Abelian Group and "Group" I am having trouble distinguishing some terms here. I got these from my book

A group is a nonempty set G together with binary operation * that satisfies the three properties
G1. Associativity
G2. Identity
G3. Inverse
If a group also satisfies Commutativity, then it is abelian, if it doesn't then it is nonabelian

Okay here is my confusion, the last statement seems to throw the term group aside.
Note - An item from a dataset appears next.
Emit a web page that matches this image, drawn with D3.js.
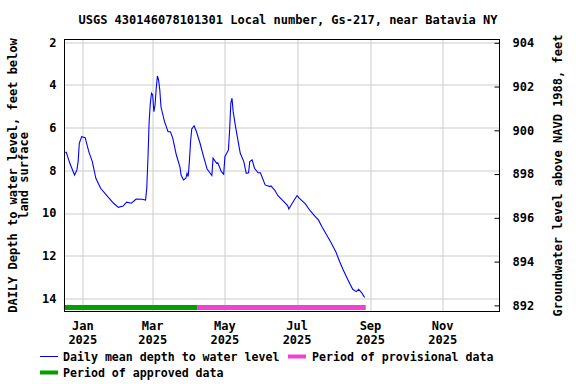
<!DOCTYPE html>
<html>
<head>
    <title>USGS Gs-217 Batavia NY</title>
    <script src="https://d3js.org/d3.v7.min.js"></script>
    <style>
        body { margin: 0; background: #fff; }
        text { font-family: "DejaVu Sans Mono", monospace; font-weight: bold; font-size: 12px; fill: #000; }
        .legend text { font-size: 11.6px; }
    </style>
</head>
<body>
    <svg width="576" height="384"></svg>

    <script>
        // daily mean depth to water
        var dates = [
            "2024-12-17", "2024-12-18", "2024-12-21", "2024-12-25", "2024-12-27", "2024-12-28", "2024-12-29", "2024-12-31",
            "2025-01-03", "2025-01-06", "2025-01-09", "2025-01-12", "2025-01-16", "2025-01-22", "2025-01-27", "2025-01-31",
            "2025-02-04", "2025-02-07", "2025-02-11", "2025-02-15", "2025-02-20", "2025-02-23", "2025-02-24", "2025-02-25",
            "2025-02-26", "2025-02-27", "2025-02-28", "2025-03-01", "2025-03-02", "2025-03-03", "2025-03-04", "2025-03-05",
            "2025-03-06", "2025-03-07", "2025-03-08", "2025-03-11", "2025-03-14", "2025-03-16", "2025-03-18", "2025-03-21",
            "2025-03-24", "2025-03-25", "2025-03-27", "2025-03-29", "2025-03-30", "2025-03-31", "2025-04-01", "2025-04-02",
            "2025-04-03", "2025-04-05", "2025-04-07", "2025-04-10", "2025-04-13", "2025-04-16", "2025-04-20", "2025-04-21",
            "2025-04-24", "2025-04-25", "2025-04-28", "2025-04-30", "2025-05-01", "2025-05-04", "2025-05-05", "2025-05-06",
            "2025-05-07", "2025-05-08", "2025-05-10", "2025-05-12", "2025-05-14", "2025-05-17", "2025-05-19", "2025-05-21",
            "2025-05-22", "2025-05-24", "2025-05-26", "2025-05-29", "2025-05-31", "2025-06-04", "2025-06-08", "2025-06-09",
            "2025-06-12", "2025-06-15", "2025-06-19", "2025-06-23", "2025-06-24", "2025-06-26", "2025-06-29", "2025-07-01",
            "2025-07-03", "2025-07-08", "2025-07-12", "2025-07-16", "2025-07-19", "2025-07-22", "2025-07-26", "2025-07-30",
            "2025-08-03", "2025-08-06", "2025-08-09", "2025-08-13", "2025-08-17", "2025-08-20", "2025-08-22", "2025-08-25",
            "2025-08-27"
        ];
        var depths = [
            7.15, 7.15, 7.67, 8.22, 7.98, 7.59, 6.73, 6.42,
            6.47, 7.12, 7.59, 8.37, 8.84, 9.23, 9.54, 9.73,
            9.67, 9.49, 9.54, 9.34, 9.35, 9.39, 8.84, 7.43,
            5.72, 4.86, 4.39, 4.47, 5.25, 4.94, 4.15, 3.58,
            3.77, 4.23, 5.02, 5.72, 6.19, 6.19, 6.50, 7.28,
            7.83, 8.22, 8.45, 8.37, 8.14, 8.29, 7.59, 6.66,
            6.06, 5.91, 6.19, 6.73, 7.36, 7.94, 8.24, 7.43,
            7.67, 7.64, 8.06, 8.18, 7.36, 7.04, 6.11, 4.86,
            4.62, 5.25, 5.95, 6.58, 7.20, 7.59, 8.14, 8.11,
            7.59, 7.51, 7.90, 8.11, 8.11, 8.68, 8.76, 8.73,
            8.92, 9.20, 9.42, 9.65, 9.81, 9.62, 9.35, 9.18,
            9.31, 9.57, 9.89, 10.14, 10.32, 10.64, 11.03, 11.41,
            11.85, 12.28, 12.67, 13.13, 13.57, 13.68, 13.57, 13.76,
            13.95
        ];

        // data-status periods
        var approvedPeriod = ["2024-12-16", "2025-04-08"];
        var provisionalPeriod = ["2025-04-08", "2025-08-28"];

        var xTickDates = ["2025-01-01", "2025-03-01", "2025-05-01", "2025-07-01", "2025-09-01", "2025-11-01"];
        var xTickMonths = ["Jan", "Mar", "May", "Jul", "Sep", "Nov"];
        var leftTicks = [2, 4, 6, 8, 10, 12, 14];
        var rightTicks = [892, 894, 896, 898, 900, 902, 904];

        var parseDate = d3.timeParse("%Y-%m-%d");

        var margin = {top: 39.5, right: 76.5, bottom: 72.5, left: 64.5},
            width = 576 - margin.left - margin.right,
            height = 384 - margin.top - margin.bottom;

        var x = d3.scaleTime()
            .domain([new Date(2024, 11, 16, 12), new Date(2025, 11, 19)])
            .range([0, width]);
        var y = d3.scaleLinear().domain([1.87, 14.61]).range([0, height]);
        var yRight = d3.scaleLinear().domain([891.72, 904.15]).range([height, 0]);

        var svg = d3.select("svg")
            .append("g")
            .attr("transform", "translate(" + margin.left + "," + margin.top + ")");

        // grid
        svg.append("g")
            .selectAll("line.hgrid")
            .data(leftTicks)
            .enter()
            .append("line")
            .attr("x1", 0).attr("x2", width)
            .attr("y1", function(d) { return Math.round(y(d)) + 0.5; })
            .attr("y2", function(d) { return Math.round(y(d)) + 0.5; })
            .attr("stroke", "#cccccc");
        svg.append("g")
            .selectAll("line.vgrid")
            .data(xTickDates)
            .enter()
            .append("line")
            .attr("y1", 0).attr("y2", height)
            .attr("x1", function(d) { return Math.round(x(parseDate(d))) + 0.5; })
            .attr("x2", function(d) { return Math.round(x(parseDate(d))) + 0.5; })
            .attr("stroke", "#cccccc");

        // left axis
        var leftAxis = svg.append("g")
            .call(d3.axisLeft(y).tickValues(leftTicks).tickSize(0).tickPadding(8));
        leftAxis.select(".domain").remove();
        leftAxis.selectAll("text").style("font-size", "12px").style("font-family", null);

        // right axis, inward ticks
        var rightAxis = svg.append("g")
            .attr("transform", "translate(" + width + ",0)")
            .call(d3.axisRight(yRight).tickValues(rightTicks).tickSizeInner(-5).tickSizeOuter(0).tickPadding(13));
        rightAxis.select(".domain").remove();
        rightAxis.selectAll("line").attr("stroke", "#000");
        rightAxis.selectAll("text").style("font-size", "12px").style("font-family", null);

        // bottom month labels
        var xLabels = svg.append("g")
            .selectAll("text.month")
            .data(xTickDates)
            .enter()
            .append("text")
            .attr("x", function(d) { return x(parseDate(d)); })
            .attr("y", height + 18)
            .style("text-anchor", "middle");
        xLabels.append("tspan")
            .attr("x", function(d) { return x(parseDate(d)); })
            .text(function(d, i) { return xTickMonths[i]; });
        xLabels.append("tspan")
            .attr("x", function(d) { return x(parseDate(d)); })
            .attr("dy", 14)
            .text(function(d) { return parseDate(d).getFullYear(); });

        // status bars
        var barY = height - 4;
        svg.append("line")
            .attr("x1", x(parseDate(approvedPeriod[0]))).attr("x2", x(parseDate(approvedPeriod[1])))
            .attr("y1", barY).attr("y2", barY)
            .attr("stroke", "#00a000").attr("stroke-width", 5);
        svg.append("line")
            .attr("x1", x(parseDate(provisionalPeriod[0]))).attr("x2", x(parseDate(provisionalPeriod[1])))
            .attr("y1", barY).attr("y2", barY)
            .attr("stroke", "#f040d8").attr("stroke-width", 5);

        // data line
        var points = dates.map(function(d, i) { return {date: parseDate(d), value: depths[i]}; });
        var valueline = d3.line()
            .x(function(d) { return x(d.date); })
            .y(function(d) { return y(d.value); });
        svg.append("path")
            .datum(points)
            .attr("fill", "none")
            .attr("stroke", "#0000ff")
            .attr("stroke-width", 1.1)
            .attr("d", valueline);

        // frame
        svg.append("rect")
            .attr("width", width).attr("height", height)
            .attr("fill", "none")
            .attr("stroke", "#000");

        // title and axis titles
        var root = d3.select("svg");
        root.append("text")
            .attr("x", 288).attr("y", 24)
            .style("text-anchor", "middle")
            .text("USGS 430146078101301 Local number, Gs-217, near Batavia NY");

        root.append("text")
            .attr("transform", "translate(16.5," + (margin.top + height / 2) + ") rotate(-90)")
            .style("text-anchor", "middle")
            .text("DAILY Depth to water level, feet below");
        root.append("text")
            .attr("transform", "translate(28," + (margin.top + height / 2) + ") rotate(-90)")
            .style("text-anchor", "middle")
            .text("land surface");
        root.append("text")
            .attr("transform", "translate(561.5," + (margin.top + height / 2) + ") rotate(-90)")
            .style("text-anchor", "middle")
            .text("Groundwater level above NAVD 1988, feet");

        // legend
        var legend = root.append("g").attr("class", "legend");
        legend.append("line")
            .attr("x1", 40).attr("x2", 58).attr("y1", 356.5).attr("y2", 356.5)
            .attr("stroke", "#0000ff");
        legend.append("text").attr("x", 63).attr("y", 361).text("Daily mean depth to water level");
        legend.append("line")
            .attr("x1", 288).attr("x2", 306).attr("y1", 356.5).attr("y2", 356.5)
            .attr("stroke", "#f040d8").attr("stroke-width", 4);
        legend.append("text").attr("x", 312).attr("y", 361).text("Period of provisional data");
        legend.append("line")
            .attr("x1", 40).attr("x2", 58).attr("y1", 372.5).attr("y2", 372.5)
            .attr("stroke", "#00a000").attr("stroke-width", 4);
        legend.append("text").attr("x", 63).attr("y", 377).text("Period of approved data");
    </script>
</body>
</html>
Is it basically telling me to check whether Commutativity is satisfied or not and label them abelian and nonabelian?
 A: You seem to be getting confused over two types of adjective usage.  Wikipedia highlights the difference with this example:


*

*That's an interesting idea. (attributive)

*That idea is interesting. (predicative)


So, it's legitimate to say e.g.:


*

*$\mathbb{Z}_n$ is an abelian group.

*$\mathbb{Z}_n$ is abelian.


And they have the same meaning.
A: Abelianness (commutativity) is a property a group can have. If G is a group and * also is commutative, then G "is abelian". We can call G an "abelian group" or just say "G is abelian". The same goes for nonabelian.
A: The adjective abelian typically only applies to groups. If a ring satisfies the commutativity condition, then we call the ring commutative (or noncommutative if it doesn't) rather than abelian or nonabelian. So if you see a structure described simply as abelian, it's probably understood to be a group. With regards to your specific question, when referring to a group $G$ satisfying the commutativity property, calling $G$ abelian or calling $G$ an abelian group are both acceptable.
A: A group $\{G,*\}$ satisfies the following conditions:


*

*$a*b\in G, \forall a,b\in G$

*$(a*b)*c=a*(b*c), \forall a,b,c\in G$

*$\exists! e\in G:e*a=a*e=a,\forall a\in G$

*$\exists! a^{-1}:a a^{-1}=a^{-1}a=e, \forall a\in G$
An abelian group is just a specific type of group which also satisfies
$$a*b=b*a,\ \ \forall a,b\in G$$
If it does not meet this condition it is non-abelian. 
A useful analogy might be to consider the natural numbers. A number is prime if it has no positive divisors other than 1 and itself. If it does not meet this condition it is non-prime (also known as composite). Similarly, a group is abelian if all its elements commute, otherwise it is non-abelian.
A: Not every group is commutative. For instance, check the group of $2\times 2$ matrices under multiplication with determinant does not equal to zero. This group in not abelian (commutative) group since $AB \neq BA$ in general.